When studios began to do 85-episode daily syndicated shows, however, the writing and storyboarding jobs changed. As a result the scripts became much shorter and written more like live action scripts: No specific shots or angles, just a master scene that the storyboard artists would then break down.

Giant cyborg wizard Mindok with scientist minions.
Too few super-villains have scientist minions. Has there been degree inflation?

Q: Which industry did you prefer working in: comics or animation?

The most creative control I’ve ever enjoyed was when I was running my own book packaging company and writing scripts for my own line of graphic novels. I could easily write a 90 – 120 page graphic novel script a month, or a regular 22 page monthly comic every week. I’ve never found a market that can keep pace with my output.

Q: Are there programs you find inspirational today, in terms of originality or execution?

I was delightfully astonished at just how well written the Barbie’s Dream House series is. It’s meant for younger girls but the jokes fly so fast and furious that they get a lot of sophisticated material in it. I enjoy a lot of the more character oriented anime series on Netflix, though Kill La Kill is probably the wackiest of the new crop.

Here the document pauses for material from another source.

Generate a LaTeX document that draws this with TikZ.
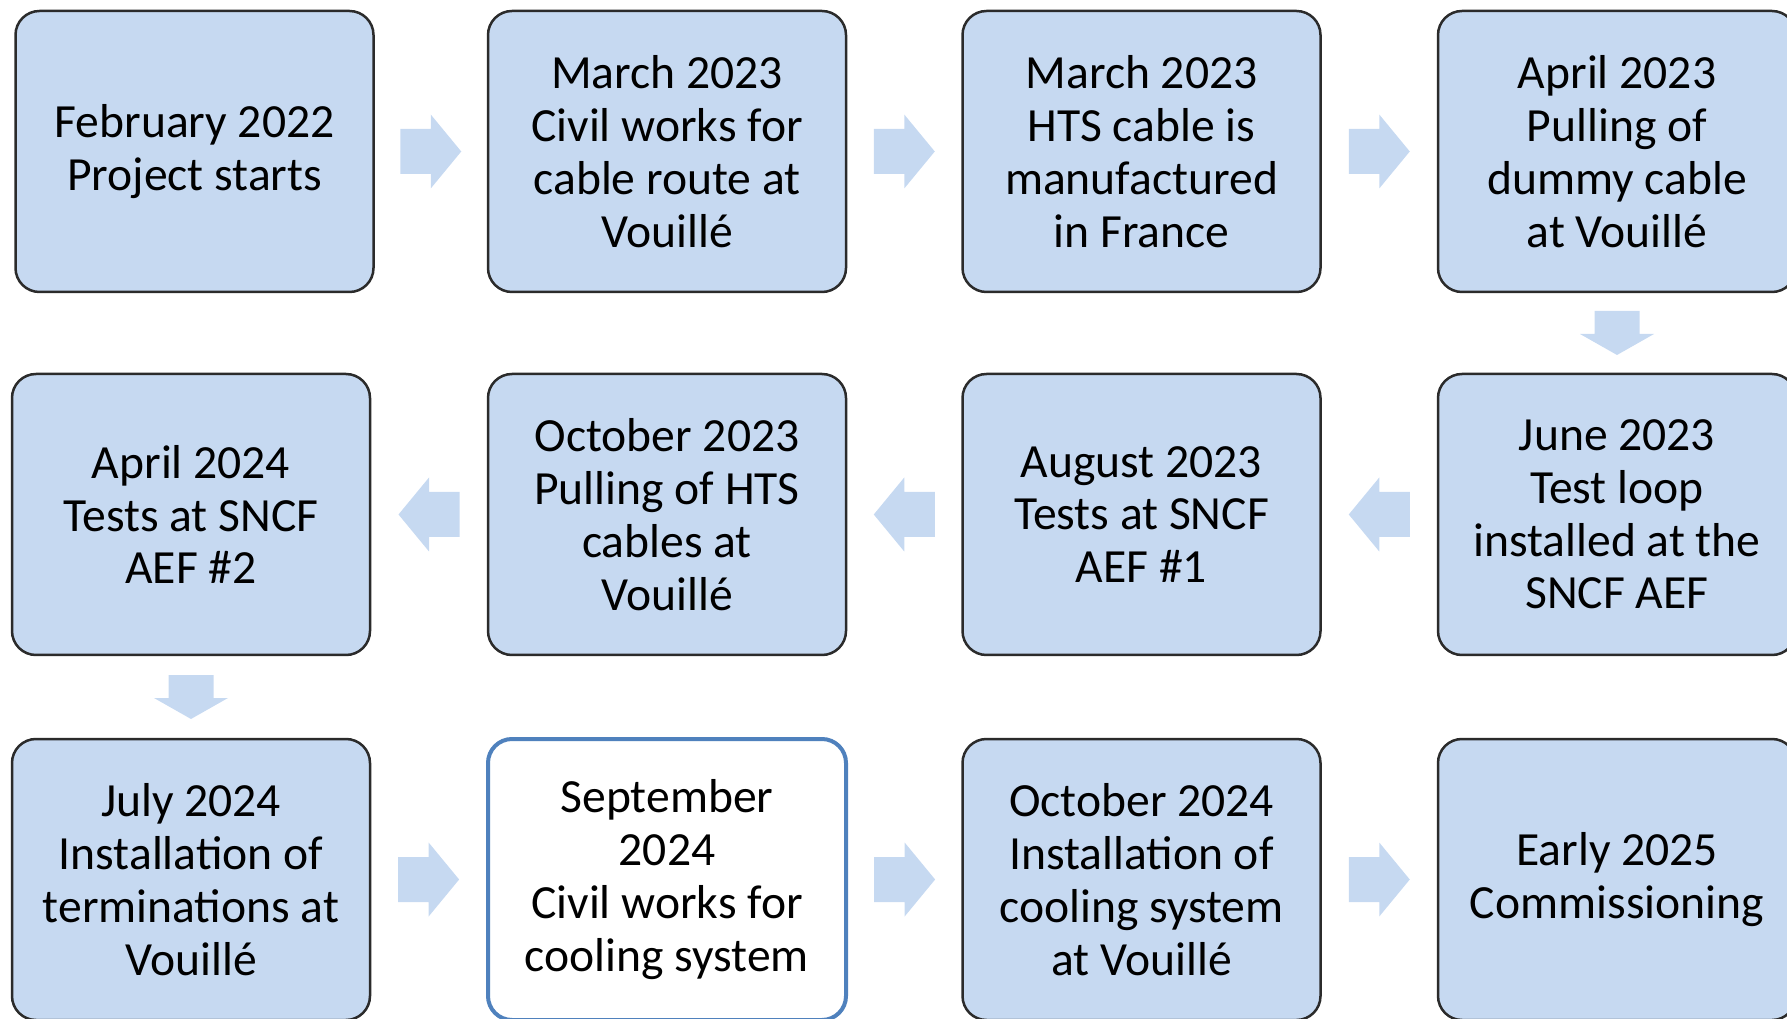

Kill La Kill. Note the sword smeared with blood. Now this is a kids show.

But I don’t watch a lot of new TV for the simple reason that I’ve been in the business too long and I see the gears turning. If a character makes a casual reference to a seemingly unimportant item in scene one, I know that’s going to be crucial to the resolution of the story. My wife loves English cozy murder mysteries but I usually have the whole thing solved by the midway point (and on those rare occasions when I’m wrong, my solution is usually better than the one they present).

Lincoln memorial in the far off future of 1994. 

Q: What are you working on now?

Poor Banished Children Of Eve is my YA desert island novel; I describe it as “a WWII Lord Of The Flies with Catholic school girls.”

The Most Dangerous Man In The World: The Lost Classic GI Joe Episode is a upcoming novel based on my version of the origin of Cobra, an episode that had to be scrapped when Hasbro introduced Serpentor, the Cobra emperor.

The Rustlers Of Rimrock is a modern day YA western about four teenage girls saving a herd of wild horses; I’ve finished the first draft and will start soon on the re-write.

The Serenity Christian manga series of stories will be continuing, albeit as prose novels and not graphic novels.

Past that I have a dozen projects in active development, and twice as many more on the back burners. If I never come up with another idea, I’ve still got enough to keep me occupied for the rest of my life!

Off into the sunset...
Thanks so very much for taking a look at these questions. You’re making my inner 10 year old very happy.

I’m glad to hear that, Gene. It means something to us to hear positive feedback from our audiences of long ago!

For more Wisdom of Buzz, check out his website here

For more on Thundarr the Barbarian, visit the Thundarr Wiki.

Next week: The Post-Apocalyptic Nostalgia Tour revisits Planet of the Apes. The original! Don't miss it.


  1. Nice interview, Gene. I never saw Thundarr - maybe it never reached the UK, I don't know - but I've really enjoyed reading about it.

  2. Thanks, Andrew. I watched it in The Long Long Ago, in The Before Time, when you had to watch a show at a specific time, on one of three channels. Not sure if that era of morning program got across the pond.

    It's been hard to find since then. A DVD set was released a few years back, but not retail. Have to order it. A few episodes can be found online, of varying quality.

    It's a really fun show, Kirby's influence can be felt, and although my view is heavily tinted by nostalgia, I think it was one of the best programs to hit Saturday Morning TV.